García y un grupo de mujeres que pelearían sus casos fueron aisladas en otra área, cinco eran de San Diego. Después de una semana y media y debido a que los jueces locales estaban muy ocupados, las detenidas fueron informadas que era necesario hacer un viaje a ver a un juez.

Una vez en Henderson, Nevada, vio a el mismo juez tres veces; la primera vez le dijo que no podía hacer nada por ella, porque ella no tenía dependientes que pudieran solicitarla: “No tienes hijos, no tienes nada”, le dijo, “pero si quieres seguir peleando, lo puedes pelear”.

La segunda vez, García llevaba documentos de la escuela que su madre le mandó por correo. La tercera vez, García tuvo más suerte. El juez le dijo que la iba a dejar ir para que peleara su caso pidiendo asilo político y le impuso una fianza de $3,000.

García y las cinco mujeres de San Diego ganaron sus casos, pero estuvieron una semana más en el centro de detención de Henderson. Un viernes les informaron que tendrían que firmar un documento en el que se comprometían a ir corte.
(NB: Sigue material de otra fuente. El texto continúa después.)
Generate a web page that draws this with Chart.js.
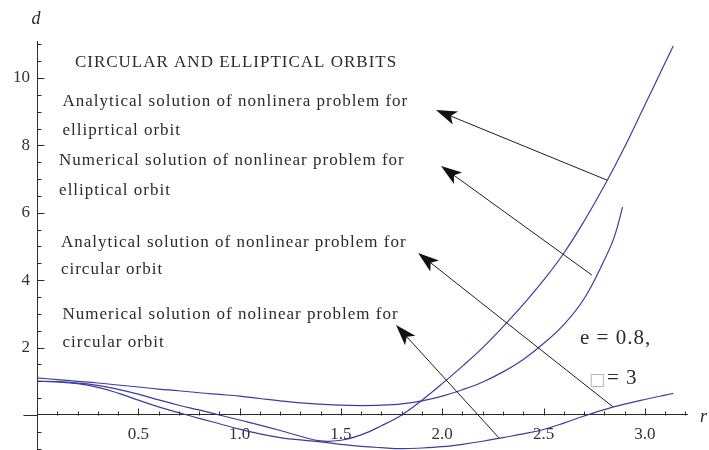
<!DOCTYPE html>
<html lang="en">
<head>
    <meta charset="UTF-8">
    <title>Circular and elliptical orbits</title>
    <style>
        body {
            margin: 0;
            background: #fff;
        }

        #chart {
            display: block;
        }
    </style>
</head>
<body>
    <canvas id="chart" width="709" height="450"></canvas>
    <script src="https://cdn.jsdelivr.net/npm/chart.js@4.4.1/dist/chart.umd.min.js"></script>
    <script>
        // analytical, elliptical orbit (steep curve)
        var rEllAn = [0, 0.1, 0.2, 0.3, 0.4, 0.5, 0.6, 0.7, 0.8, 0.9, 1.0, 1.1, 1.2, 1.3, 1.4, 1.5, 1.6, 1.7, 1.8, 1.9,
            2.0, 2.1, 2.2, 2.3, 2.4, 2.5, 2.6, 2.7, 2.8, 2.9, 3.0, 3.1, 3.14];
        var dEllAn = [1.00, 0.99, 0.95, 0.88, 0.76, 0.62, 0.45, 0.29, 0.15, 0.00, -0.15, -0.30, -0.46, -0.63, -0.77, -0.75,
            -0.59, -0.32, 0.00, 0.44, 0.93, 1.45, 2.00, 2.62, 3.28, 4.00, 4.80, 5.75, 6.80, 7.95, 9.20, 10.45, 10.95];

        // numerical, elliptical orbit (flat then rising)
        var rEllNum = [0, 0.1, 0.2, 0.3, 0.4, 0.5, 0.6, 0.7, 0.8, 0.9, 1.0, 1.1, 1.2, 1.3, 1.4, 1.5, 1.6, 1.7, 1.8, 1.9,
            2.0, 2.1, 2.2, 2.3, 2.4, 2.5, 2.6, 2.7, 2.8, 2.85, 2.89];
        var dEllNum = [1.10, 1.05, 1.00, 0.95, 0.89, 0.83, 0.77, 0.72, 0.66, 0.61, 0.56, 0.49, 0.42, 0.36, 0.32, 0.29,
            0.28, 0.29, 0.33, 0.42, 0.56, 0.75, 0.98, 1.28, 1.65, 2.12, 2.68, 3.45, 4.60, 5.30, 6.17];

        // circular orbit (analytical and numerical lie on top of each other)
        var rCirc = [0, 0.1, 0.2, 0.3, 0.4, 0.5, 0.6, 0.7, 0.8, 0.9, 1.0, 1.1, 1.2, 1.3, 1.4, 1.5, 1.6, 1.7, 1.8, 1.9,
            2.0, 2.1, 2.2, 2.3, 2.4, 2.5, 2.6, 2.7, 2.8, 2.9, 3.0, 3.1, 3.14];
        var dCirc = [1.00, 0.98, 0.93, 0.82, 0.65, 0.44, 0.24, 0.07, -0.10, -0.26, -0.42, -0.56, -0.67, -0.74, -0.80, -0.87,
            -0.93, -0.97, -1.00, -0.98, -0.94, -0.87, -0.78, -0.67, -0.56, -0.43, -0.24, -0.03, 0.16, 0.32, 0.46, 0.59, 0.64];

        var xMajor = [0.5, 1.0, 1.5, 2.0, 2.5, 3.0];
        var yMajor = [2, 4, 6, 8, 10];

        var X_MIN = 0, X_MAX = 3.208;
        var Y_MIN = -1.039, Y_MAX = 11.098;

        var xTicks = [];
        for (var i = 1; i <= 32; i++) xTicks.push(i / 10);
        var yTicks = [];
        for (var j = -2; j <= 22; j++) if (j !== 0) yTicks.push(j / 2);

        function isMajor(list, v) {
            return list.some(function (m) { return Math.abs(m - v) < 1e-6; });
        }

        function toPoints(xs, ys) {
            return xs.map(function (x, k) { return { x: x, y: ys[k] }; });
        }

        var BLUE = '#3d3d9c';
        var INK = '#2b2b2b';
        var SERIF = '"Liberation Serif", "Times New Roman", serif';

        // text notes, placed in data units (r, d of baseline-left)
        var notes = [
            { t: 'CIRCULAR AND ELLIPTICAL ORBITS', r: 0.187, d: 10.33 },
            { t: 'Analytical solution of nonlinera problem for', r: 0.126, d: 9.17 },
            { t: 'elliprtical orbit', r: 0.126, d: 8.31 },
            { t: 'Numerical solution of nonlinear problem for', r: 0.109, d: 7.42 },
            { t: 'elliptical orbit', r: 0.109, d: 6.53 },
            { t: 'Analytical solution of nonlinear problem for', r: 0.118, d: 4.99 },
            { t: 'circular orbit', r: 0.118, d: 4.18 },
            { t: 'Numerical solution of nolinear problem for', r: 0.126, d: 2.85 },
            { t: 'circular orbit', r: 0.126, d: 2.02 }
        ];

        // arrows: tail (on curve) -> tip (near note)
        var arrows = [
            [2.813, 6.97, 1.969, 9.05],
            [2.739, 4.15, 1.994, 7.39],
            [2.843, 0.24, 1.881, 4.81],
            [2.280, -0.68, 1.772, 2.67]
        ];

        var decorPlugin = {
            id: 'decor',
            afterDraw: function (chart) {
                var ctx = chart.ctx;
                var xs = chart.scales.x, ys = chart.scales.y;
                var y0 = Math.round(ys.getPixelForValue(0)) + 0.5;
                var x0 = Math.round(xs.getPixelForValue(0)) + 0.5;
                ctx.save();

                // axis stub left of origin
                ctx.strokeStyle = INK;
                ctx.lineWidth = 1;
                ctx.beginPath();
                ctx.moveTo(xs.getPixelForValue(-0.067), y0);
                ctx.lineTo(x0, y0);
                ctx.stroke();

                // inward tick marks
                ctx.beginPath();
                xs.ticks.forEach(function (t) {
                    var px = Math.round(xs.getPixelForValue(t.value)) + 0.5;
                    var len = isMajor(xMajor, t.value) ? 7 : 4;
                    ctx.moveTo(px, y0);
                    ctx.lineTo(px, y0 - len);
                });
                ys.ticks.forEach(function (t) {
                    var py = Math.round(ys.getPixelForValue(t.value)) + 0.5;
                    var len = isMajor(yMajor, t.value) ? 7 : 4;
                    ctx.moveTo(x0, py);
                    ctx.lineTo(x0 + len, py);
                });
                ctx.stroke();

                // axis names
                ctx.fillStyle = INK;
                ctx.textBaseline = 'alphabetic';
                ctx.font = 'italic 18px ' + SERIF;
                ctx.fillText('d', x0 - 6, chart.chartArea.top - 17);
                ctx.fillText('r', xs.right + 13, y0 + 6);

                // notes
                ctx.font = '17px ' + SERIF;
                ctx.letterSpacing = '1px';
                notes.forEach(function (n) {
                    ctx.fillText(n.t, xs.getPixelForValue(n.r), ys.getPixelForValue(n.d));
                });

                ctx.font = '21px ' + SERIF;
                ctx.fillText('e = 0.8,', xs.getPixelForValue(2.680), ys.getPixelForValue(2.11));
                var bx = xs.getPixelForValue(2.729), by = ys.getPixelForValue(0.92);
                ctx.fillStyle = '#b5b5b5';
                ctx.font = '17px "DejaVu Sans", sans-serif';
                ctx.letterSpacing = '0px';
                ctx.fillText('\u25A1', bx - 1, by + 1);
                ctx.fillStyle = INK;
                ctx.font = '21px ' + SERIF;
                ctx.letterSpacing = '1px';
                ctx.fillText('= 3', bx + 17, by);
                ctx.letterSpacing = '0px';

                // arrows
                ctx.strokeStyle = '#1e1e1e';
                ctx.fillStyle = '#111';
                arrows.forEach(function (a) {
                    var tx = xs.getPixelForValue(a[0]), ty = ys.getPixelForValue(a[1]);
                    var hx = xs.getPixelForValue(a[2]), hy = ys.getPixelForValue(a[3]);
                    var dx = hx - tx, dy = hy - ty;
                    var L = Math.sqrt(dx * dx + dy * dy);
                    var ux = dx / L, uy = dy / L;
                    var nx = -uy, ny = ux;
                    var head = 21, half = 7, notch = 16;
                    ctx.beginPath();
                    ctx.moveTo(tx, ty);
                    ctx.lineTo(hx - ux * notch, hy - uy * notch);
                    ctx.stroke();
                    ctx.beginPath();
                    ctx.moveTo(hx, hy);
                    ctx.lineTo(hx - ux * head + nx * half, hy - uy * head + ny * half);
                    ctx.lineTo(hx - ux * notch, hy - uy * notch);
                    ctx.lineTo(hx - ux * head - nx * half, hy - uy * head - ny * half);
                    ctx.closePath();
                    ctx.fill();
                });
                ctx.restore();
            }
        };

        function lineSet(xs, ys) {
            return {
                data: toPoints(xs, ys),
                showLine: true,
                borderColor: BLUE,
                borderWidth: 1.2,
                pointRadius: 0,
                fill: false,
                tension: 0.4
            };
        }

        var tickFont = { family: SERIF, size: 17 };

        new Chart(document.getElementById('chart'), {
            type: 'scatter',
            data: {
                datasets: [
                    lineSet(rEllAn, dEllAn),
                    lineSet(rEllNum, dEllNum),
                    lineSet(rCirc, dCirc)
                ]
            },
            options: {
                responsive: false,
                animation: false,
                events: [],
                layout: { padding: { left: 0, right: 22, top: 41, bottom: 0 } },
                plugins: { legend: { display: false }, tooltip: { enabled: false } },
                scales: {
                    x: {
                        type: 'linear',
                        position: { y: 0 },
                        min: X_MIN,
                        max: X_MAX,
                        afterFit: function (s) {
                            s.height = 0;
                            s.paddingTop = 0;
                            s.paddingBottom = 0;
                        },
                        afterBuildTicks: function (s) { s.ticks = xTicks.map(function (v) { return { value: v }; }); },
                        ticks: {
                            autoSkip: false,
                            maxRotation: 0,
                            padding: 9,
                            color: '#333',
                            font: tickFont,
                            callback: function (v) { return isMajor(xMajor, v) ? v.toFixed(1) : ''; }
                        },
                        grid: { display: false, drawTicks: false },
                        border: { color: INK, width: 1 }
                    },
                    y: {
                        type: 'linear',
                        position: 'left',
                        min: Y_MIN,
                        max: Y_MAX,
                        afterFit: function (s) {
                            s.width = 37;
                            s.paddingTop = 0;
                            s.paddingBottom = 0;
                        },
                        afterBuildTicks: function (s) { s.ticks = yTicks.map(function (v) { return { value: v }; }); },
                        ticks: {
                            autoSkip: false,
                            padding: 7,
                            color: '#333',
                            font: tickFont,
                            callback: function (v) { return isMajor(yMajor, v) ? String(v) : ''; }
                        },
                        grid: { display: false, drawTicks: false },
                        border: { color: INK, width: 1 }
                    }
                }
            },
            plugins: [decorPlugin]
        });
    </script>
</body>
</html>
Las mujeres juntaron 300 dólares y viajaron de Las Vegas a Los Ángeles, en donde el familiar de una de las detenidas las dejó quedarse en su casa. Regresaron a Escondido y ahí, sus familiares las recogieron.

Para García, reunirse con toda su familia después de tres meses de encierro fue un regalo que no se esperaba, finalmente lloraba pero de alegría.

Ella sugiere a todas las personas sin documentos que estén informados sobre los derechos que tienen para evitar una deportación. También sugiere que la gente tenga un ahorro que pueda usarse en caso de emergencia además de acudir a lugares que los puedan ayudar.

A las otras estudiantes de Mesa y Southwestern College las transportaron a Texas; cuando volvieron a verse no hablaron de la detención.

El pasado diciembre, García recibió ayuda de La Acción Diferida (DACA por sus siglas en inglés) para los estudiantes que llegaron siendo infantes. García dice haber ganado una gran seguridad ahora que se siente amparada por este permiso, porque anteriormente siempre estaba con temor.

García piensa: “DACA me cambió la vida.”

Ella había pensado abandonar la escuela por el riesgo tan grande que implicaba que la pudieran detener en cualquier momento. Ahora, su plan es estudiar para ser una radióloga pediátrica.